The Great Rickshaw Race – India (Asian Academy of Film and Television)
The idea for this movie flashed in my head during a late night excursion home on a three wheeled rickshaw with my Bhutanese friend, Sonam. It was pitch dark in the late night after a fresh rain. Unsafe by any standards. A car made a uturn without seeing our rickshaw. Our driver was alert and pulled a hard 180 turn. We got up on two wheels and I though for sure we would topple over. The driver pulled us out of it and continued pedalling us home. I admired his skill and hard pedalling. A perfect image on which I could base my fiction “The great rickshaw race.”
Everyone loves a great race. When an announcement for a rickshaw race is nailed to a tree at the local chai hangout, three characters from diverse backgrounds begin to prepare in their own uniqe ways. The race brings out the conflicts, drama, and human emotions of each driver as they pedal their hearts out to win the grand prize…a new Rickshaw, and more importantly the fame of being the fastest rickshaw driver in the neighborhood.
The first challenge of making this movie was getting permission for using the neighborhood streets for a racetrack. I finally had my friend, Sudesh, work his magic with the neighborhood chief. There is a subtle art of persuasion and relationship building here in India. I am watching the professionals in action whenever I can. The first trick is speaking the language of the officials in charge. The second is figuring out who you may know in common. The third is having some sort of treat (booze, money, cigarrettes ready).

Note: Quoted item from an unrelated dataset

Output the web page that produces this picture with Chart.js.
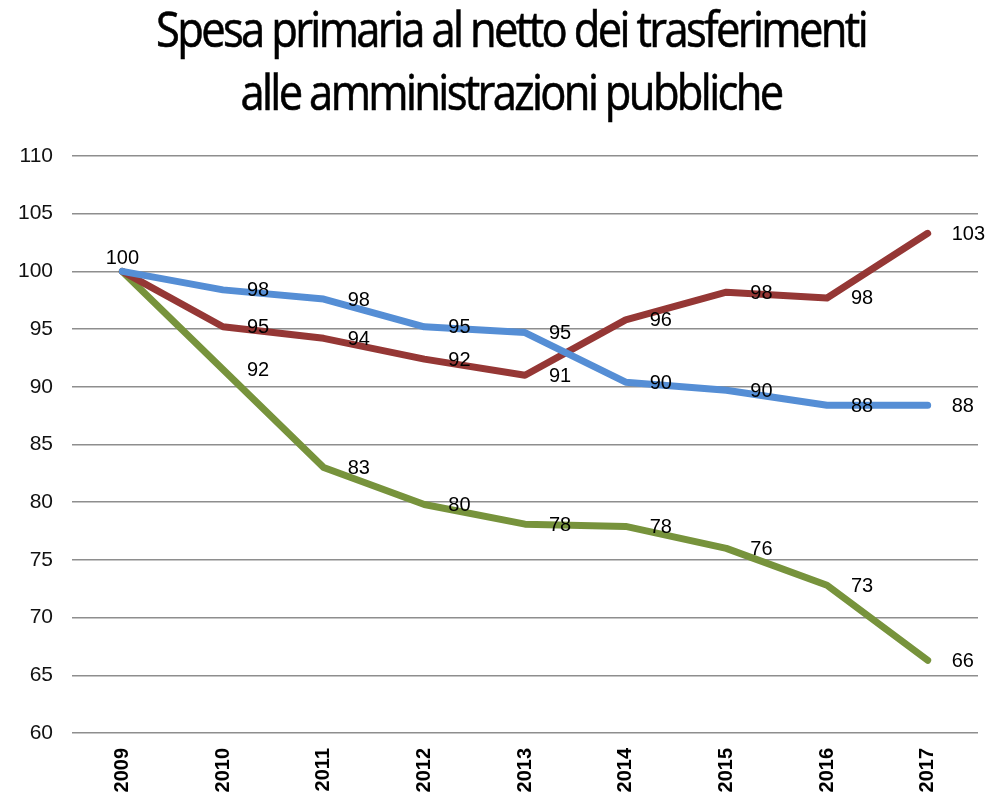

My friend worked all his tricks and we finally got permission. He even gave us two security gaurds to help manage the crowds. The second challenge was the heat. Yet the neighborhood has a nice park and many trees so we were able to continue working for 8 hours. I had rented six rickshaws and coordinating them all to the scene was time consuming. Yet when I Yelled, “Silence on the set” everything seemed to fall into place and the race was on. My camera man rode on a rickshaw and took action shots from the front, side and back. We broke a few spokes on the wheels but fortunately no more damage was done. Our female lead, dressed as a boy, rode the rickshaw wonderfully for the first time. When we sped the racers up by 250 percent in the editing room, it was almost believable. In the end, “The great rickshaw race” won best short film and due to the collaboration between the sound, light, camera and acting teams, I won best Director.